The submissive dog, like the fearful dog, will try to appear smaller, but will rarely raise his hackles. The submissive dog will either scoot along the ground in a sit position to get closer to the dominant entity or roll over on the ground to expose his belly and genitals, displaying vulnerability to the aggressor. The dog may even urinate during this display. The head of a submissive dog is held in a tipped position and his tongue will dart in and out as he tries very hard to get close to lick the dominant entity’s mouth and face area for appeasement. The same licking gesture is observed when a pup approaches his dam. A submissive dog will also lean on the dominant creature, probably as a defense from attack. If the submissive animal leans on the dominant animal, the aggressor has difficulty reaching crucial body parts during an attack.
A good analogy to this concept may be the technique used to avoid injury when a horse kicks. The person who steps closer as the horse kicks will usually suffer less bodily damage than the person who is farther away and receives the full force of the strike. The submissive dog will not initiate eye contact and tries very hard to avoid any visual contact. He will even go so far as to turn his head to avoid meeting the eyes of an opponent. Do not mistake the head turning as inattention to the body language of the dominant adversary, however. The submissive dog always watches body language to determine protocol in each social situation.
The submissive dog will expose his teeth in what can be mistakenly interpreted as snarling. The difference between a submissive show of teeth and an aggressive one is the position of the head and the absence of growling. The submissive dog approaches with teeth exposed and head in a lowered, tipped position. The display of teeth in the submissive dog has been termed smiling, and as a rule, the submissive dog does not growl or make any aggressive sounds when approaching.

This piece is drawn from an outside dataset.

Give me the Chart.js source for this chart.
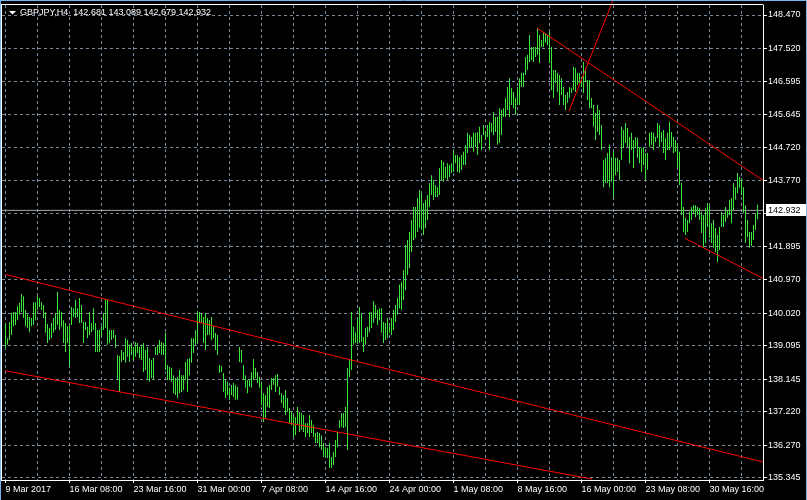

Behaviorists speculate that the submissive animal exposes his teeth to display his strength or lack thereof. The theory suggests that an adversary gains a serious advantage in battle if the opponent reveals his defensive strength; therefore, the submissive dog is attempting to ward off an attack by showing the perceived adversary the lack of threat by revealing the size of his teeth. In addition, the posture of his head and body, along with the showing of teeth, communicates the infantile greeting gesture. The body language of a submissive dog does not always ward off attack.
Fearful, aggressive, and submissive behaviors can sometimes be confused. The dog owner must make a distinction between these emotions to properly interact with the dog. Should you mistake submissive behavior for aggression and correct the dog, the submissive behavior will only become more intense. Distinguishing between these behaviors may be quite difficult. Not all submissive dogs will display the entire array of classical submissive behaviors.